* What is asked
Return only the lines from the top of the data down to the one that holds "import plotly.graph_objects as go", both included, without any pictures.
☆ ☆ ☆
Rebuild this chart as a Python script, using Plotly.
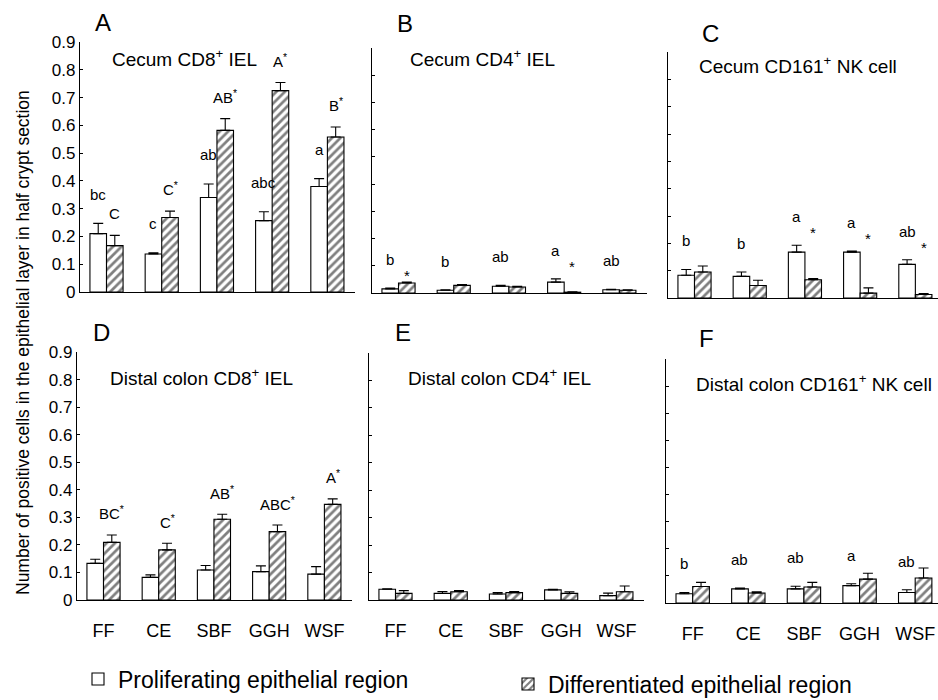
import plotly.graph_objects as go

categories = ["FF", "CE", "SBF", "GGH", "WSF"]
series_names = ["Proliferating epithelial region", "Differentiated epithelial region"]
y_ticks = [0, 0.1, 0.2, 0.3, 0.4, 0.5, 0.6, 0.7, 0.8, 0.9]
y_tick_text = ["0", "0.1", "0.2", "0.3", "0.4", "0.5", "0.6", "0.7", "0.8", "0.9"]

# Panel A: Cecum CD8+ IEL
a_prolif = [0.21, 0.137, 0.34, 0.257, 0.38]
a_prolif_err = [0.037, 0.004, 0.049, 0.032, 0.028]
a_diff = [0.167, 0.268, 0.582, 0.725, 0.558]
a_diff_err = [0.037, 0.023, 0.042, 0.029, 0.036]
a_prolif_labels = ["bc", "c", "ab", "abc", "a"]
a_diff_labels = ["C", "C*", "AB*", "A*", "B*"]

# Panel B: Cecum CD4+ IEL
b_prolif = [0.015, 0.01, 0.025, 0.04, 0.012]
b_prolif_err = [0.003, 0.002, 0.003, 0.012, 0.002]
b_diff = [0.037, 0.028, 0.022, 0.003, 0.01]
b_diff_err = [0.003, 0.003, 0.003, 0.001, 0.002]
b_prolif_labels = ["b", "b", "ab", "a", "ab"]
b_diff_labels = ["*", "", "", "*", ""]

# Panel C: Cecum CD161+ NK cell
c_prolif = [0.083, 0.079, 0.168, 0.168, 0.123]
c_prolif_err = [0.021, 0.016, 0.025, 0.004, 0.017]
c_diff = [0.095, 0.046, 0.067, 0.018, 0.013]
c_diff_err = [0.022, 0.019, 0.004, 0.019, 0.003]
c_prolif_labels = ["b", "b", "a", "a", "ab"]
c_diff_labels = ["", "", "*", "*", "*"]

# Panel D: Distal colon CD8+ IEL
d_prolif = [0.133, 0.082, 0.109, 0.103, 0.094]
d_prolif_err = [0.015, 0.009, 0.016, 0.021, 0.027]
d_diff = [0.209, 0.182, 0.293, 0.248, 0.347]
d_diff_err = [0.027, 0.024, 0.018, 0.024, 0.02]
d_prolif_labels = ["", "", "", "", ""]
d_diff_labels = ["BC*", "C*", "AB*", "ABC*", "A*"]

# Panel E: Distal colon CD4+ IEL
e_prolif = [0.039, 0.024, 0.022, 0.037, 0.016]
e_prolif_err = [0.002, 0.007, 0.005, 0.002, 0.009]
e_diff = [0.024, 0.03, 0.027, 0.024, 0.03]
e_diff_err = [0.01, 0.004, 0.004, 0.006, 0.021]
e_prolif_labels = ["", "", "", "", ""]
e_diff_labels = ["", "", "", "", ""]

# Panel F: Distal colon CD161+ NK cell
f_prolif = [0.034, 0.052, 0.052, 0.064, 0.039]
f_prolif_err = [0.005, 0.003, 0.01, 0.007, 0.01]
f_diff = [0.061, 0.037, 0.059, 0.088, 0.092]
f_diff_err = [0.015, 0.004, 0.017, 0.022, 0.037]
f_prolif_labels = ["b", "ab", "ab", "a", "ab"]
f_diff_labels = ["", "", "", "", ""]

panel_letters = ["A", "B", "C", "D", "E", "F"]
panel_titles = [
    "Cecum CD8<sup>+</sup> IEL",
    "Cecum CD4<sup>+</sup> IEL",
    "Cecum CD161<sup>+</sup> NK cell",
    "Distal colon CD8<sup>+</sup> IEL",
    "Distal colon CD4<sup>+</sup> IEL",
    "Distal colon CD161<sup>+</sup> NK cell",
]
y_title = "Number of positive cells in the epithelial layer in half crypt section"

panels = [
    (a_prolif, a_prolif_err, a_diff, a_diff_err, a_prolif_labels, a_diff_labels),
    (b_prolif, b_prolif_err, b_diff, b_diff_err, b_prolif_labels, b_diff_labels),
    (c_prolif, c_prolif_err, c_diff, c_diff_err, c_prolif_labels, c_diff_labels),
    (d_prolif, d_prolif_err, d_diff, d_diff_err, d_prolif_labels, d_diff_labels),
    (e_prolif, e_prolif_err, e_diff, e_diff_err, e_prolif_labels, e_diff_labels),
    (f_prolif, f_prolif_err, f_diff, f_diff_err, f_prolif_labels, f_diff_labels),
]

# ---- layout geometry (pixels in a 938 x 700 page) ----
W, H = 938, 700
# (left, right, top(0.9), bottom(0)) per panel
boxes = [
    (80, 355, 42, 292),
    (372, 647, 48, 293),
    (668, 938, 52, 298),
    (77, 352, 352, 600),
    (369, 644, 353, 600),
    (666, 938, 359, 603),
]
letter_pos = [(103, 23), (405, 24), (710, 33), (101, 332), (403, 332), (706, 338)]
title_pos = [(110, 58), (408, 58), (697, 65), (108, 377), (406, 377), (694, 383)]

FONT = "Liberation Sans, Arial, Helvetica, sans-serif"

fig = go.Figure()
layout = dict(
    width=W, height=H, autosize=False,
    margin=dict(l=0, r=0, t=0, b=0, autoexpand=False),
    paper_bgcolor="white", plot_bgcolor="white",
    barmode="group", bargap=0.4, bargroupgap=0,
    font=dict(family=FONT, color="black"),
    showlegend=True,
)
annotations = []

for i, (pv, pe, dv, de, pl, dl) in enumerate(panels):
    n = i + 1
    xa = "x" if n == 1 else f"x{n}"
    ya = "y" if n == 1 else f"y{n}"
    left, right, top, bottom = boxes[i]
    fig.add_trace(go.Bar(
        x=categories, y=pv, name=series_names[0], legend="legend",
        showlegend=(i == 0), xaxis=xa, yaxis=ya,
        marker=dict(color="white", line=dict(color="black", width=1.1)),
        error_y=dict(type="data", array=pe, arrayminus=[0] * len(pe), symmetric=False,
                     color="black", thickness=1.1, width=5),
    ))
    fig.add_trace(go.Bar(
        x=categories, y=dv, name=series_names[1], legend="legend2",
        showlegend=(i == 0), xaxis=xa, yaxis=ya,
        marker=dict(color="white", line=dict(color="black", width=1.1),
                    pattern=dict(shape="/", fgcolor="black", bgcolor="white",
                                 size=6, solidity=0.45)),
        error_y=dict(type="data", array=de, arrayminus=[0] * len(de), symmetric=False,
                     color="black", thickness=1.1, width=5),
    ))
    right_range = 4.5 if (right - left) >= 275 else 4.41
    xkey = "xaxis" if n == 1 else f"xaxis{n}"
    ykey = "yaxis" if n == 1 else f"yaxis{n}"
    bottom_row = i >= 3
    layout[xkey] = dict(
        domain=[left / W, right / W], anchor=ya, type="category",
        range=[-0.48, right_range], showline=True, linecolor="black", linewidth=1.2,
        ticks="", showgrid=False, zeroline=False,
        showticklabels=bottom_row, ticklabelstandoff=14,
        tickfont=dict(family=FONT, size=18, color="black"),
    )
    layout[ykey] = dict(
        domain=[1 - bottom / H, 1 - top / H], anchor=xa,
        range=[0, 0.9], tickvals=y_ticks, ticktext=y_tick_text,
        showline=True, linecolor="black", linewidth=1.2,
        ticks="inside", ticklen=3, tickcolor="black",
        showgrid=False, zeroline=False,
        showticklabels=(i % 3 == 0),
        tickfont=dict(family=FONT, size=17, color="black"),
    )
    # panel letter and subtitle
    lx, ly = letter_pos[i]
    annotations.append(dict(text=panel_letters[i], x=lx / W, y=1 - ly / H, xref="paper", yref="paper",
                            showarrow=False, xanchor="center", yanchor="middle",
                            font=dict(size=24, family=FONT, color="black")))
    tx, ty = title_pos[i]
    annotations.append(dict(text=panel_titles[i], x=tx / W, y=1 - ty / H, xref="paper", yref="paper",
                            showarrow=False, xanchor="left", yanchor="middle",
                            font=dict(size=19, family=FONT, color="black")))
    # significance letters
    for k in range(len(categories)):
        wy = pv[k] + pe[k] + 0.105
        if pl[k]:
            annotations.append(dict(text=pl[k].replace("*", "<sup>*</sup>"), x=k - 0.15, y=wy,
                                    xref=xa, yref=ya, showarrow=False,
                                    xanchor="center", yanchor="middle",
                                    font=dict(size=15, family=FONT, color="black")))
        if dl[k]:
            if dl[k] == "*":
                hy = wy - 0.06
                txt = "*"
            else:
                hy = dv[k] + de[k] + 0.08
                txt = dl[k].replace("*", "<sup>*</sup>")
            annotations.append(dict(text=txt, x=k + 0.15, y=hy,
                                    xref=xa, yref=ya, showarrow=False,
                                    xanchor="center", yanchor="middle",
                                    font=dict(size=15, family=FONT, color="black")))

annotations.append(dict(text=y_title, x=23 / W, y=1 - 343 / H, xref="paper", yref="paper",
                        showarrow=False, textangle=-90, xanchor="center", yanchor="middle",
                        font=dict(size=17.5, family=FONT, color="black")))

layout["annotations"] = annotations
legend_common = dict(
    orientation="h", xanchor="left", yanchor="middle",
    font=dict(size=23, family=FONT, color="black"),
    bgcolor="rgba(0,0,0,0)", borderwidth=0,
)
layout["legend"] = dict(x=78 / W, y=1 - 679 / H, **legend_common)
layout["legend2"] = dict(x=508 / W, y=1 - 684 / H, **legend_common)
fig.update_layout(**layout)
fig.write_html(
    "out.html",
    config={"displayModeBar": False},
    post_script="document.body.style.margin='0px';document.body.style.overflow='hidden';",
)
☆ ☆ ☆
* Solution to this exercise
Rebuild this chart as a Python script, using Plotly.
import plotly.graph_objects as go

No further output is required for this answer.